"The meeting has been put off several times, for technical reasons, but it will take place soon, possibly next week," Khazar Ibragim said.
He said Russian, U.S. and Azerbaijani delegations will include both technical experts and diplomatic officials, adding that the Azerbaijani team will be led by Deputy Foreign Minister Araz Azimov.
Asked about Iran's possible reaction to the tripartite meeting, he said: "We would like any regional initiative, especially if it applies to Azerbaijan, to contribute to regional peace and security."
The Russian ambassador to Baku said Monday Azerbaijani, U.S. and Russian experts could meet September 18.
"Experts from the General Staff, the Space Forces and the Foreign Ministry will take part in the consultations from Russia. The delegation will comprise seven or eight people," Vasily Istratov told reporters.
The United States said in January it was planning to deploy components of its global antimissile defense system in the Czech Republic and Poland to avert possible strikes from "rogue states," such as Iran and North Korea.
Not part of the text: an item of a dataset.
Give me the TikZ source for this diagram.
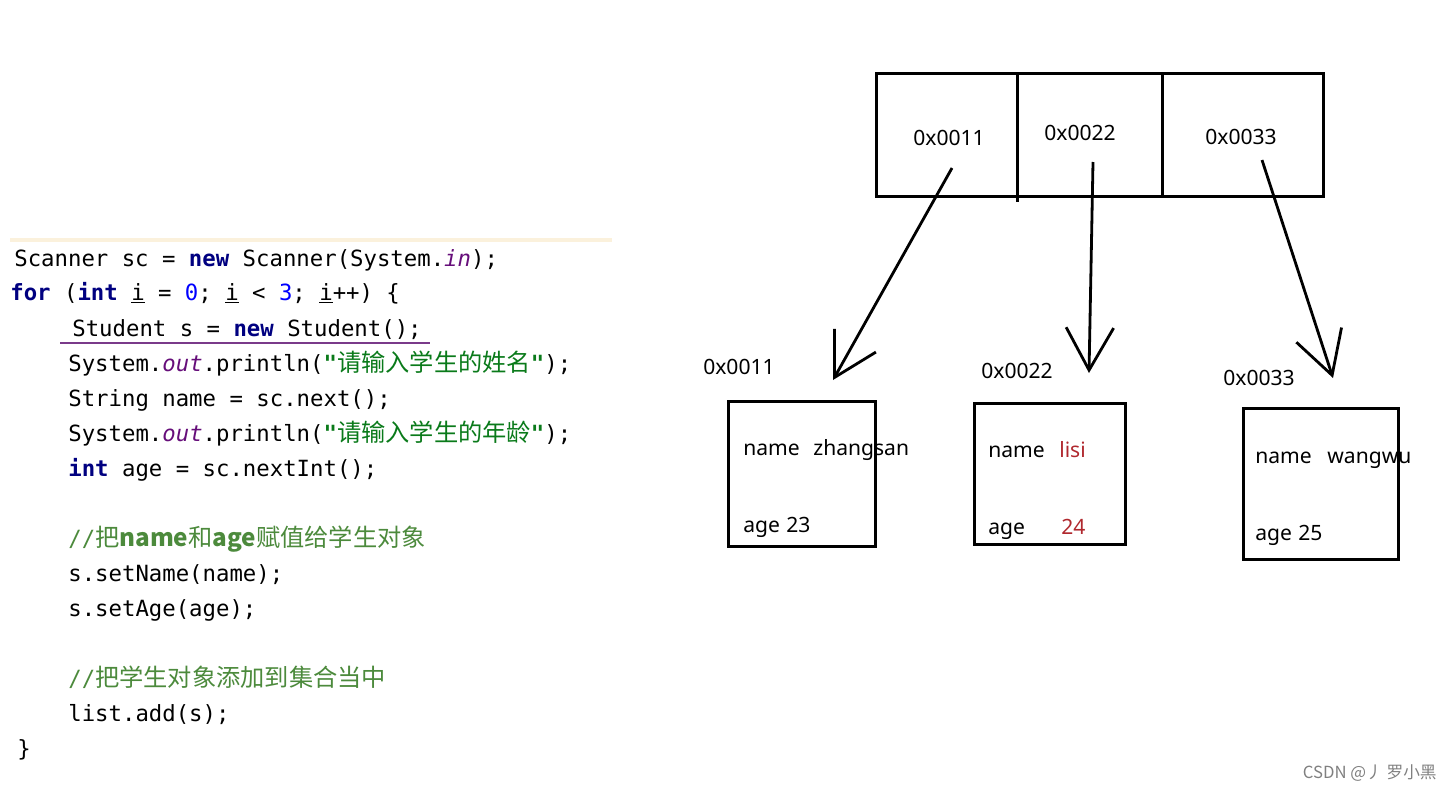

But Russia, already unnerved by NATO expansion to former Warsaw Pact member states, has condemned the plans as a threat to national security and a destabilizing factor for Europe. Moscow warned that its response would be commensurate and effective.
At the G8 summit in June, President Vladimir Putin offered the U.S. the use of the Gabala radar station as a compromise solution in the ongoing dispute. The radar, located near the town of Minchegaur, 120 kilometers (75 miles) from the capital Baku, was leased to Russia for 10 years in 2002.
The radar station has been operational since early 1985. With a range of 6,000 kilometers (3,700 miles), it is the most powerful in the region and can detect any missile launches in Asia, the Middle East and parts of Africa.